Even though it is tough, Masuda prioritizes improving her tennis skills and her commitment to LBSU over anything else. She sometimes wishes she was back home with her friends but knows that the sacrifice is worth it.
“Besides the pro level, D-1 is the highest competition you get, and that is why I wanted to come here,” Masuda said. “I’ve definitely improved a lot because I’ve been getting tougher competition and we train at a high level.”
There is a sense of unity amongst the team knowing they have all made the sacrifice to pack up and leave their homes behind. They all deal with missing home and having to deal with calling family and friends in different time zones.
Although they are halfway across the world from their family and friends, they are not alone.
Hilt-Costello expects her team to be ready as usual during the week of break.
“We are going to practice, and practice some more,” Hilt-Costello said. “There are advantages to being a student-athlete but there are also sacrifices as well, and playing over spring break is one of them. They know we have some tough matches ahead of us.”

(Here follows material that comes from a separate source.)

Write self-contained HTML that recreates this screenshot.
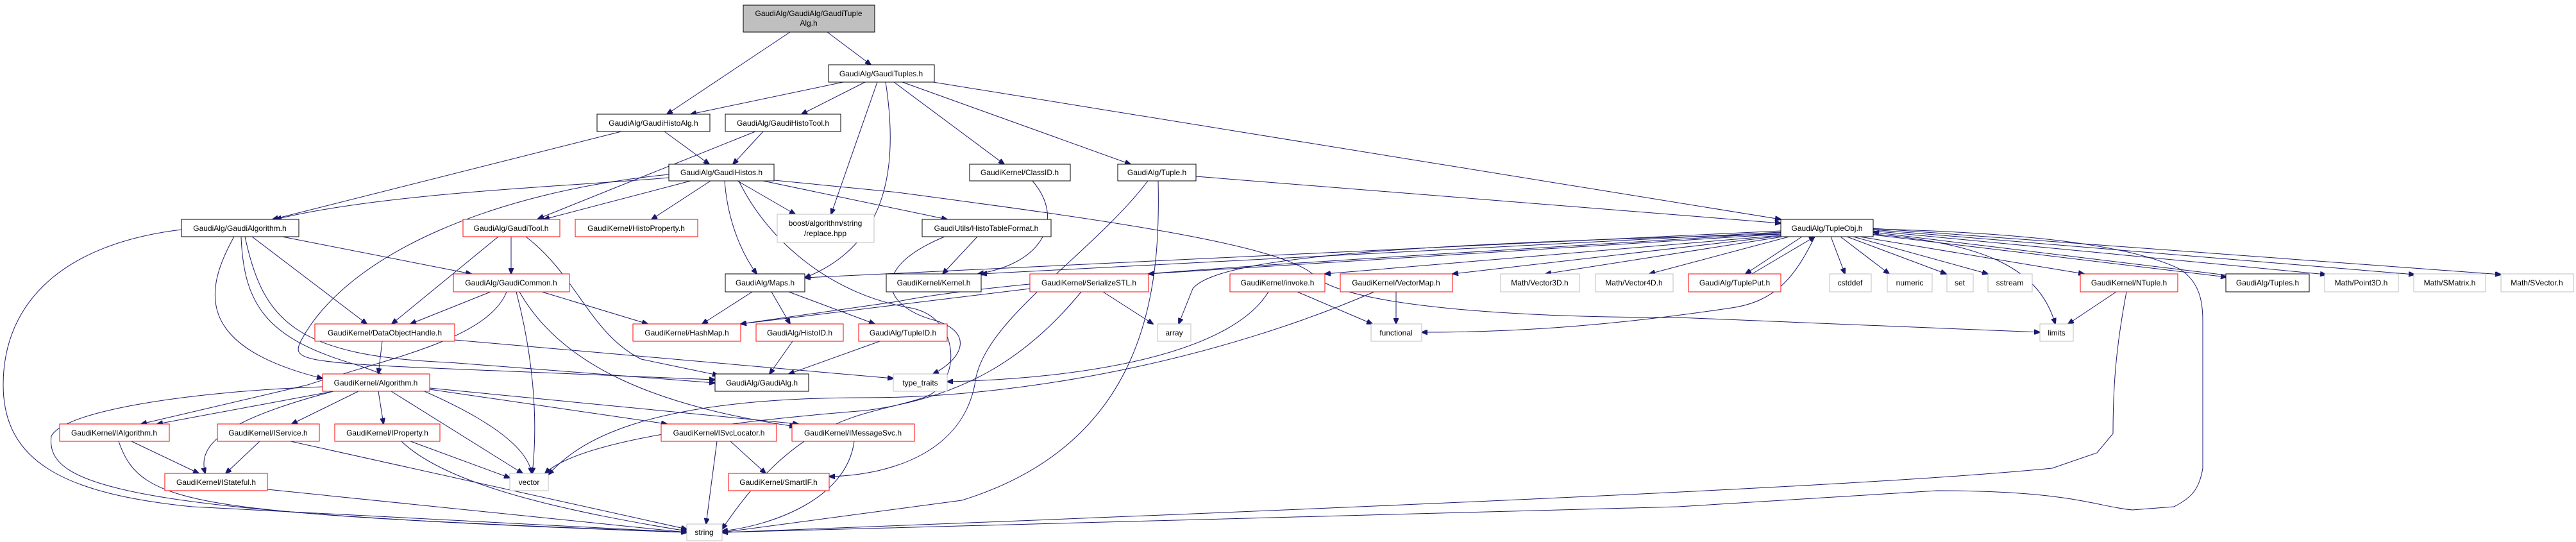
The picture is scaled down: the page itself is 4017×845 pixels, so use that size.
<!DOCTYPE html>
<html><head><meta charset="utf-8"><style>
html,body{margin:0;padding:0;background:#fff;}
svg{display:block;}
text{font-family:"Liberation Sans",Arial,sans-serif;font-size:12px;text-anchor:middle;fill:#000;}
.e{fill:none;stroke:#191970;stroke-width:1;marker-end:url(#a);}
.b{fill:#fff;stroke:#000;stroke-width:1;}
.r{fill:#fff;stroke:#ff0000;stroke-width:1;}
.g{fill:#fff;stroke:#bfbfbf;stroke-width:1;}
</style></head><body>
<svg width="4017" height="845" viewBox="0 0 4017 845" xmlns="http://www.w3.org/2000/svg">
<defs><marker id="a" markerWidth="10" markerHeight="8" refX="9" refY="4" orient="auto" markerUnits="userSpaceOnUse"><path d="M0,0 L10,4 L0,8 z" fill="#191970" stroke="#191970"/></marker></defs>
<g>
<path class="e" d="M1232,50 L1040,178"/>
<path class="e" d="M1290,50 L1358,101"/>
<path class="e" d="M1315,128 L1077,178"/>
<path class="e" d="M1349,128 L1250,178"/>
<path class="e" d="M1368,128 L1296,334"/>
<path class="e" d="M1381,128 C1400,250 1390,380 1255,433"/>
<path class="e" d="M1394,128 L1566,256"/>
<path class="e" d="M1407,128 L1763,256"/>
<path class="e" d="M1455,128 L2777,342"/>
<path class="e" d="M969,205 L425,342"/>
<path class="e" d="M1036,205 L1106,256"/>
<path class="e" d="M1178,205 L839,341"/>
<path class="e" d="M1190,205 L1143,256"/>
<path class="e" d="M1043,277 C900,290 600,300 430,342"/>
<path class="e" d="M1043,272 C760,300 540,400 470,530 C455,560 460,565 700,575 L1115,592"/>
<path class="e" d="M1077,282 L848,342"/>
<path class="e" d="M1108,282 L1016,342"/>
<path class="e" d="M1150,282 L1240,334"/>
<path class="e" d="M1130,282 C1135,350 1160,400 1180,427"/>
<path class="e" d="M1190,282 L1477,342"/>
<path class="e" d="M1207,281 L1400,300 C1700,340 2000,380 2050,430 C2090,470 2300,495 2617,495 L3181,518"/>
<path class="e" d="M1152,282 C1200,380 1300,460 1420,480 C1500,495 1500,600 1440,620 C1350,650 1250,640 1126,825"/>
<path class="e" d="M283,358 C100,380 5,470 5,600 C5,720 100,770 300,790 L1071,830"/>
<path class="e" d="M440,369 L735,427"/>
<path class="e" d="M393,369 L572,505"/>
<path class="e" d="M365,369 C320,450 300,540 503,590"/>
<path class="e" d="M376,369 C380,480 420,530 560,570 C700,620 820,680 829,738"/>
<path class="e" d="M382,369 C410,500 460,555 700,565 L1115,597"/>
<path class="e" d="M777,369 L611,505"/>
<path class="e" d="M797,369 L797,427"/>
<path class="e" d="M820,369 C900,430 920,520 1000,560 L1120,585"/>
<path class="e" d="M765,455 L640,505"/>
<path class="e" d="M845,455 L1010,505"/>
<path class="e" d="M790,455 C760,530 600,560 480,600 L220,661"/>
<path class="e" d="M805,455 C830,550 840,650 830,738"/>
<path class="e" d="M810,455 C870,560 1000,630 1240,665"/>
<path class="e" d="M1173,455 L1095,505"/>
<path class="e" d="M1203,455 L1232,505"/>
<path class="e" d="M1230,455 L1364,505"/>
<path class="e" d="M1236,532 L1200,583"/>
<path class="e" d="M1372,532 L1230,583"/>
<path class="e" d="M596,532 L590,583"/>
<path class="e" d="M709,530 L1393,590"/>
<path class="e" d="M520,610 L245,661"/>
<path class="e" d="M503,603 C300,610 100,640 80,680 C70,760 200,800 1071,830"/>
<path class="e" d="M520,610 C330,660 310,700 320,738"/>
<path class="e" d="M559,610 L455,661"/>
<path class="e" d="M590,610 L598,661"/>
<path class="e" d="M610,610 L815,738"/>
<path class="e" d="M670,607 L1040,661"/>
<path class="e" d="M670,605 L1245,661"/>
<path class="e" d="M205,688 L310,738"/>
<path class="e" d="M185,688 C220,790 300,800 1071,830"/>
<path class="e" d="M405,688 L352,738"/>
<path class="e" d="M453,688 L1071,825"/>
<path class="e" d="M640,688 L795,745"/>
<path class="e" d="M626,688 C700,760 900,800 1071,828"/>
<path class="e" d="M1118,688 L1101,817"/>
<path class="e" d="M1139,688 L1194,738"/>
<path class="e" d="M1332,688 C1320,780 1200,820 1126,828"/>
<path class="e" d="M417,763 L1071,830"/>
<path class="e" d="M1473,369 C1350,420 1380,480 1460,500 C1520,520 1500,560 1455,583"/>
<path class="e" d="M1524,369 L1470,427"/>
<path class="e" d="M1610,282 C1660,340 1630,410 1525,427"/>
<path class="e" d="M1806,282 C1810,450 1790,690 1500,780 L1126,830"/>
<path class="e" d="M1790,282 C1700,400 1530,500 1520,600 C1500,700 1400,740 1293,743"/>
<path class="e" d="M1865,275 L2777,348"/>
<path class="e" d="M1606,450 L1155,505"/>
<path class="e" d="M1720,455 L1798,505"/>
<path class="e" d="M1686,455 C1600,560 1500,620 1350,640 C1100,660 900,690 850,738"/>
<path class="e" d="M1978,455 C1920,550 1700,590 1477,595"/>
<path class="e" d="M2023,455 L2140,505"/>
<path class="e" d="M2177,455 L2177,505"/>
<path class="e" d="M2143,455 C1900,560 1600,620 1350,620 C1000,620 900,690 855,740"/>
<path class="e" d="M2777,360 L1255,433"/>
<path class="e" d="M2777,362 L1530,427"/>
<path class="e" d="M2777,363 C2200,400 1600,430 1400,470 L1155,505"/>
<path class="e" d="M2777,365 C2200,380 1900,400 1860,450 L1838,505"/>
<path class="e" d="M2777,365 L1791,427"/>
<path class="e" d="M2777,367 L2066,427"/>
<path class="e" d="M2777,368 L2265,427"/>
<path class="e" d="M2780,369 L2410,427"/>
<path class="e" d="M2790,369 L2572,427"/>
<path class="e" d="M2830,369 C2800,430 2770,470 2700,480 C2500,510 2350,518 2217,518"/>
<path class="e" d="M2810,369 L2722,427"/>
<path class="e" d="M2732,427 L2830,369"/>
<path class="e" d="M2855,369 L2877,427"/>
<path class="e" d="M2870,369 L2946,427"/>
<path class="e" d="M2880,369 L3035,427"/>
<path class="e" d="M2890,369 L3100,427"/>
<path class="e" d="M2900,369 L3250,427"/>
<path class="e" d="M2921,365 C3100,380 3180,420 3205,505"/>
<path class="e" d="M2921,366 L3472,432"/>
<path class="e" d="M3480,430 L2921,362"/>
<path class="e" d="M2921,360 L3627,428"/>
<path class="e" d="M2921,358 L3765,428"/>
<path class="e" d="M2921,356 L3900,428"/>
<path class="e" d="M2921,357 C3050,360 3300,370 3400,420 C3430,440 3435,470 3435,500 L3435,730 C3430,760 3420,775 3390,790 L3325,795 C3270,790 3230,765 3020,765 L2617,790 L1126,830"/>
<path class="e" d="M3300,455 L3225,505"/>
<path class="e" d="M3316,455 C3300,540 3295,600 3295,676 L3270,706 L3200,730 C3050,745 2700,770 1126,830"/>
</g>
<g>
<rect x="1159" y="8" width="205" height="42" fill="#bfbfbf" stroke="#000"/>
<text x="1261" y="25">GaudiAlg/GaudiAlg/GaudiTuple</text><text x="1261" y="40">Alg.h</text>
<rect class="b" x="1292" y="101" width="165" height="27"/><text x="1374" y="119">GaudiAlg/GaudiTuples.h</text>
<rect class="b" x="931" y="178" width="176" height="27"/><text x="1019" y="196">GaudiAlg/GaudiHistoAlg.h</text>
<rect class="b" x="1131" y="178" width="180" height="27"/><text x="1221" y="196">GaudiAlg/GaudiHistoTool.h</text>
<rect class="b" x="1043" y="256" width="164" height="26"/><text x="1125" y="273">GaudiAlg/GaudiHistos.h</text>
<rect class="b" x="1512" y="256" width="157" height="26"/><text x="1590" y="273">GaudiKernel/ClassID.h</text>
<rect class="b" x="1743" y="256" width="122" height="26"/><text x="1804" y="273">GaudiAlg/Tuple.h</text>
<rect class="b" x="283" y="342" width="183" height="27"/><text x="374" y="360">GaudiAlg/GaudiAlgorithm.h</text>
<rect class="r" x="722" y="342" width="151" height="27"/><text x="797" y="360">GaudiAlg/GaudiTool.h</text>
<rect class="r" x="897" y="342" width="191" height="27"/><text x="992" y="360">GaudiKernel/HistoProperty.h</text>
<rect class="g" x="1212" y="334" width="151" height="44"/><text x="1287" y="352">boost/algorithm/string</text><text x="1287" y="368">/replace.hpp</text>
<rect class="b" x="1438" y="342" width="201" height="27"/><text x="1538" y="360">GaudiUtils/HistoTableFormat.h</text>
<rect class="b" x="2777" y="342" width="144" height="27"/><text x="2849" y="360">GaudiAlg/TupleObj.h</text>
<rect class="r" x="707" y="427" width="181" height="28"/><text x="797" y="445">GaudiAlg/GaudiCommon.h</text>
<rect class="b" x="1131" y="427" width="124" height="28"/><text x="1193" y="445">GaudiAlg/Maps.h</text>
<rect class="b" x="1382" y="427" width="148" height="28"/><text x="1456" y="445">GaudiKernel/Kernel.h</text>
<rect class="r" x="1606" y="427" width="185" height="28"/><text x="1698" y="445">GaudiKernel/SerializeSTL.h</text>
<rect class="r" x="1918" y="427" width="148" height="28"/><text x="1992" y="445">GaudiKernel/invoke.h</text>
<rect class="r" x="2090" y="427" width="175" height="28"/><text x="2177" y="445">GaudiKernel/VectorMap.h</text>
<rect class="g" x="2340" y="427" width="123" height="28"/><text x="2401" y="445">Math/Vector3D.h</text>
<rect class="g" x="2488" y="427" width="121" height="28"/><text x="2548" y="445">Math/Vector4D.h</text>
<rect class="r" x="2633" y="427" width="144" height="28"/><text x="2705" y="445">GaudiAlg/TuplePut.h</text>
<rect class="g" x="2853" y="427" width="65" height="28"/><text x="2885" y="445">cstddef</text>
<rect class="g" x="2943" y="427" width="70" height="28"/><text x="2978" y="445">numeric</text>
<rect class="g" x="3036" y="427" width="41" height="28"/><text x="3056" y="445">set</text>
<rect class="g" x="3100" y="427" width="69" height="28"/><text x="3134" y="445">sstream</text>
<rect class="r" x="3244" y="427" width="152" height="28"/><text x="3320" y="445">GaudiKernel/NTuple.h</text>
<rect class="b" x="3471" y="427" width="130" height="28"/><text x="3536" y="445">GaudiAlg/Tuples.h</text>
<rect class="g" x="3625" y="427" width="115" height="28"/><text x="3682" y="445">Math/Point3D.h</text>
<rect class="g" x="3764" y="427" width="112" height="28"/><text x="3820" y="445">Math/SMatrix.h</text>
<rect class="g" x="3900" y="427" width="113" height="28"/><text x="3956" y="445">Math/SVector.h</text>
<rect class="r" x="491" y="505" width="218" height="27"/><text x="600" y="523">GaudiKernel/DataObjectHandle.h</text>
<rect class="r" x="987" y="505" width="168" height="27"/><text x="1071" y="523">GaudiKernel/HashMap.h</text>
<rect class="r" x="1179" y="505" width="136" height="27"/><text x="1247" y="523">GaudiAlg/HistoID.h</text>
<rect class="r" x="1339" y="505" width="138" height="27"/><text x="1408" y="523">GaudiAlg/TupleID.h</text>
<rect class="g" x="1805" y="505" width="52" height="27"/><text x="1831" y="523">array</text>
<rect class="g" x="2138" y="505" width="79" height="27"/><text x="2177" y="523">functional</text>
<rect class="g" x="3181" y="505" width="52" height="27"/><text x="3207" y="523">limits</text>
<rect class="r" x="503" y="583" width="167" height="27"/><text x="586" y="601">GaudiKernel/Algorithm.h</text>
<rect class="b" x="1115" y="583" width="146" height="27"/><text x="1188" y="601">GaudiAlg/GaudiAlg.h</text>
<rect class="g" x="1393" y="583" width="84" height="27"/><text x="1435" y="601">type_traits</text>
<rect class="r" x="93" y="661" width="171" height="27"/><text x="178" y="679">GaudiKernel/IAlgorithm.h</text>
<rect class="r" x="339" y="661" width="159" height="27"/><text x="418" y="679">GaudiKernel/IService.h</text>
<rect class="r" x="522" y="661" width="164" height="27"/><text x="604" y="679">GaudiKernel/IProperty.h</text>
<rect class="r" x="1031" y="661" width="180" height="27"/><text x="1121" y="679">GaudiKernel/ISvcLocator.h</text>
<rect class="r" x="1235" y="661" width="191" height="27"/><text x="1330" y="679">GaudiKernel/IMessageSvc.h</text>
<rect class="r" x="257" y="738" width="160" height="27"/><text x="337" y="756">GaudiKernel/IStateful.h</text>
<rect class="g" x="795" y="738" width="60" height="27"/><text x="825" y="756">vector</text>
<rect class="r" x="1136" y="738" width="157" height="27"/><text x="1214" y="756">GaudiKernel/SmartIF.h</text>
<rect class="g" x="1071" y="817" width="55" height="26"/><text x="1098" y="834">string</text>
</g>
</svg>
</body></html>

While the team doesn’t have the freedom that most students take for granted over spring break, they won’t be stuck in Long Beach. The team will travel up north on April 1 to play Cal Poly SLO, then travel to play UC Santa Barbara the following day.
The team has no official plans to do anything on the road trip, but Masuda and Le Du hope there will be enough free time to see Santa Barbara’s beaches and get a sense of what it is like to be on spring break.